Fahmi menyebut, semua pasangan calon (paslon) berbicara mengenai desain postur dan sistem pertahanan yang akan dibangun.

"Mereka bicara soal modernisasi alutsista, pertahanan siber, soal profesionalisme dan kompetensi SDM, pengembangan teknologi dan industri pertahanan dalam negeri hingga soal kesejahteraan prajurit," ujarnya.

Sayangnya, kata dia, hampir semua paslon tampaknya melewatkan satu pertanyaan mendasar mengenai sumber anggaran untuk pertahanan.

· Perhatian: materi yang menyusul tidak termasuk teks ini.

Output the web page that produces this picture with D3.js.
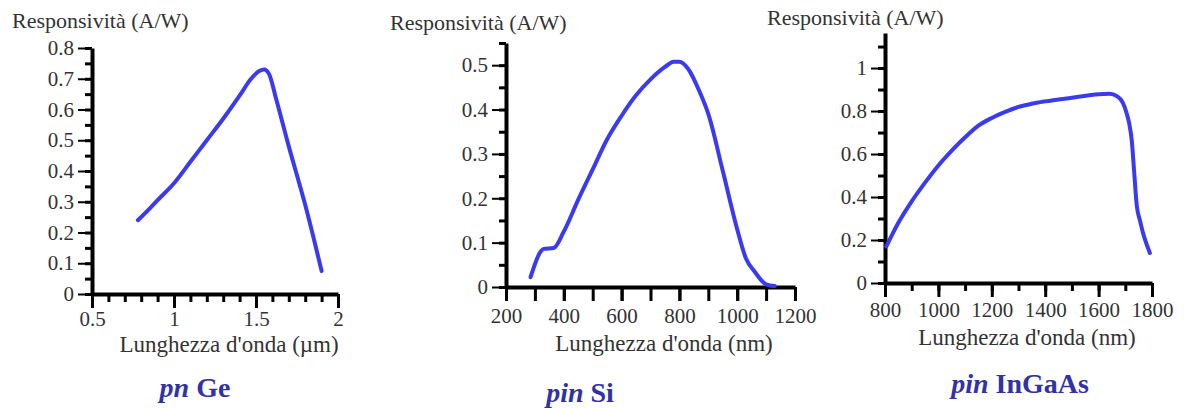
<!DOCTYPE html>
<html>
<head>
<meta charset="utf-8">
<script src="https://cdn.jsdelivr.net/npm/d3@7"></script>
<style>
  body { margin: 0; background: #fff; }
  svg { display: block; }
  text { font-family: "Liberation Serif", "DejaVu Serif", serif; fill: #333; }
  .axis path, .axis line { stroke: #000; }
  .title { fill: #3232a8; font-weight: bold; }
</style>
</head>
<body>
<svg width="1184" height="410"></svg>
<script>
// pn Ge responsivity (A/W) vs wavelength (um)
var geWave = [0.78, 0.85, 0.9, 1.0, 1.1, 1.2, 1.3, 1.4, 1.47, 1.52, 1.55, 1.58, 1.62, 1.7, 1.8, 1.9];
var geResp = [0.24, 0.277, 0.305, 0.36, 0.43, 0.50, 0.57, 0.645, 0.70, 0.725, 0.73, 0.715, 0.64, 0.48, 0.29, 0.075];

// pin Si responsivity vs wavelength (nm)
var siWave = [285, 320, 330, 365, 400, 450, 500, 550, 600, 650, 700, 750, 780, 800, 830, 870, 900, 950, 1000, 1030, 1060, 1100, 1130];
var siResp = [0.022, 0.080, 0.086, 0.088, 0.125, 0.197, 0.265, 0.333, 0.386, 0.432, 0.468, 0.496, 0.508, 0.508, 0.492, 0.44, 0.39, 0.262, 0.13, 0.065, 0.035, 0.006, 0.002];

// pin InGaAs responsivity vs wavelength (nm)
var ingaasWave = [805, 850, 900, 950, 1000, 1050, 1100, 1150, 1200, 1250, 1300, 1350, 1400, 1500, 1600, 1640, 1670, 1690, 1705, 1715, 1724, 1733, 1743, 1755, 1767, 1792];
var ingaasResp = [0.17, 0.28, 0.38, 0.467, 0.547, 0.616, 0.678, 0.732, 0.768, 0.796, 0.819, 0.834, 0.845, 0.862, 0.878, 0.88, 0.868, 0.84, 0.79, 0.74, 0.665, 0.52, 0.36, 0.29, 0.23, 0.14];

// tick values
var geXMajor = [0.5, 1, 1.5, 2];
var siXMajor = [200, 400, 600, 800, 1000, 1200];
var ingaasXMajor = [800, 1000, 1200, 1400, 1600, 1800];

var svg = d3.select("svg");

function drawPanel(p) {
    var x = d3.scaleLinear().domain(p.xDomain).range(p.xRange);
    var y = d3.scaleLinear().domain(p.yDomain).range(p.yRange);

    var g = svg.append("g");

    // minor ticks (no labels)
    g.append("g")
        .attr("class", "axis")
        .attr("transform", "translate(" + p.xRange[0] + ",0)")
        .call(d3.axisLeft(y).tickValues(p.yMinor).tickSize(7).tickSizeOuter(0).tickFormat(""))
        .call(function (a) { a.select(".domain").attr("stroke-width", 4); a.selectAll("line").attr("stroke-width", 3); });

    g.append("g")
        .attr("class", "axis")
        .attr("transform", "translate(0," + p.yRange[0] + ")")
        .call(d3.axisBottom(x).tickValues(p.xMinor).tickSize(p.xMinorSize).tickSizeOuter(0).tickFormat(""))
        .call(function (a) { a.select(".domain").attr("stroke-width", 4); a.selectAll("line").attr("stroke-width", 3); });

    // major ticks with labels
    var ya = g.append("g")
        .attr("class", "axis")
        .attr("transform", "translate(" + p.xRange[0] + ",0)")
        .call(d3.axisLeft(y).tickValues(p.yMajor).tickSize(14).tickPadding(4).tickSizeOuter(0).tickFormat(d3.format("")));
    ya.attr("font-family", null).attr("font-size", null);
    ya.select(".domain").remove();
    ya.selectAll("line").attr("stroke-width", 2);
    ya.selectAll("text").attr("font-size", 21);

    var xa = g.append("g")
        .attr("class", "axis")
        .attr("transform", "translate(0," + p.yRange[0] + ")")
        .call(d3.axisBottom(x).tickValues(p.xMajor).tickSize(14).tickPadding(p.xPad).tickSizeOuter(0).tickFormat(d3.format("")));
    xa.attr("font-family", null).attr("font-size", null);
    xa.select(".domain").remove();
    xa.selectAll("line").attr("stroke-width", 3);
    xa.selectAll("text").attr("font-size", 21);

    // curve
    var pts = d3.zip(p.wave, p.resp);
    g.append("path")
        .datum(pts)
        .attr("fill", "none")
        .attr("stroke", "#3a3af0")
        .attr("stroke-width", 4)
        .attr("stroke-linejoin", "round")
        .attr("stroke-linecap", "round")
        .attr("d", d3.line()
            .curve(d3.curveMonotoneX)
            .x(function (d) { return x(d[0]); })
            .y(function (d) { return y(d[1]); }));

    // axis titles
    g.append("text")
        .attr("x", p.yLabelPos[0])
        .attr("y", p.yLabelPos[1])
        .attr("font-size", 22)
        .text("Responsività (A/W)");

    g.append("text")
        .attr("x", p.xLabelPos[0])
        .attr("y", p.xLabelPos[1])
        .attr("text-anchor", "middle")
        .attr("font-size", 23)
        .text(p.xLabel);

    // panel title
    var t = g.append("text")
        .attr("class", "title")
        .attr("x", p.titlePos[0])
        .attr("y", p.titlePos[1])
        .attr("text-anchor", "middle")
        .attr("font-size", 28);
    t.append("tspan").attr("font-style", "italic").text(p.titleA);
    t.append("tspan").text(" " + p.titleB);
}

drawPanel({
    wave: geWave, resp: geResp,
    xDomain: [0.5, 2], xRange: [92, 338],
    yDomain: [0, 0.8], yRange: [294, 48],
    xMajor: geXMajor, xMinor: d3.range(5, 21).map(function (d) { return d / 10; }), xMinorSize: 8, xPad: 3,
    yMajor: d3.range(0, 9).map(function (d) { return d / 10; }),
    yMinor: d3.range(0, 17).map(function (d) { return d / 20; }),
    xLabel: "Lunghezza d'onda (µm)", xLabelPos: [229, 352],
    yLabelPos: [12, 28],
    titleA: "pn", titleB: "Ge", titlePos: [195, 397]
});

drawPanel({
    wave: siWave, resp: siResp,
    xDomain: [200, 1200], xRange: [506, 795],
    yDomain: [0, 0.55], yRange: [287, 43],
    xMajor: siXMajor, xMinor: d3.range(200, 1201, 100), xMinorSize: 14, xPad: 7,
    yMajor: d3.range(0, 6).map(function (d) { return d / 10; }),
    yMinor: d3.range(0, 12).map(function (d) { return d / 20; }),
    xLabel: "Lunghezza d'onda (nm)", xLabelPos: [664, 351],
    yLabelPos: [390, 30],
    titleA: "pin", titleB: "Si", titlePos: [580, 402]
});

drawPanel({
    wave: ingaasWave, resp: ingaasResp,
    xDomain: [800, 1800], xRange: [885, 1152],
    yDomain: [0, 1.163], yRange: [283, 33],
    xMajor: ingaasXMajor, xMinor: d3.range(800, 1801, 100), xMinorSize: 8, xPad: 5,
    yMajor: [0, 0.2, 0.4, 0.6, 0.8, 1],
    yMinor: d3.range(0, 12).map(function (d) { return d / 10; }),
    xLabel: "Lunghezza d'onda (nm)", xLabelPos: [1027, 345],
    yLabelPos: [767, 25],
    titleA: "pin", titleB: "InGaAs", titlePos: [1020, 393]
});
</script>
</body>
</html>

"Kebetulan, hanya paslon 2 (Prabowo) yang mencantumkan komitmen peningkatan anggaran pertahanan secara bertahap sebagai salah satu prioritas," ucap Fahmi.

Fahmi menjelaskan, hal tersebut bukan tanpa alasan karena Prabowo belajar dari pengalaman sebagai Menteri Pertahanan.

Sebab, banyak rencana pembangunan postur dan belanja alutsista yang harus tersendat dan tertunda, karena keterbatasan anggaran pertahanan.

"Di antaranya bahkan ada yang sebenarnya mendesak untuk dilakukan. Misalnya, dalam hal peremajaan kekuatan udara dan laut," ungkapnya.

Di sisi lain, Fahmi menegaskan, tidak ada satupun paslon yang bicara soal "pekerjaan rumah" dalam rangka reformasi sektor pertahanan, seperti reformasi peradilan militer, evaluasi kelembagaan TNI, maupun agenda peningkatan transparansi dan akuntabilitas sektor pertahanan.

"Bahkan ironisnya, tidak ada satupun paslon yang secara eksplisit membahas keberlanjutan visi poros maritim dunia yang diusung oleh pemerintahan Presiden Joko Widodo saat ini," tuturnya.

Padahal menurut Fahmi, keberlanjutan poros maritim dunia adalah sebuah visi strategis yang jelas didasarkan pada geopolitik Indonesia.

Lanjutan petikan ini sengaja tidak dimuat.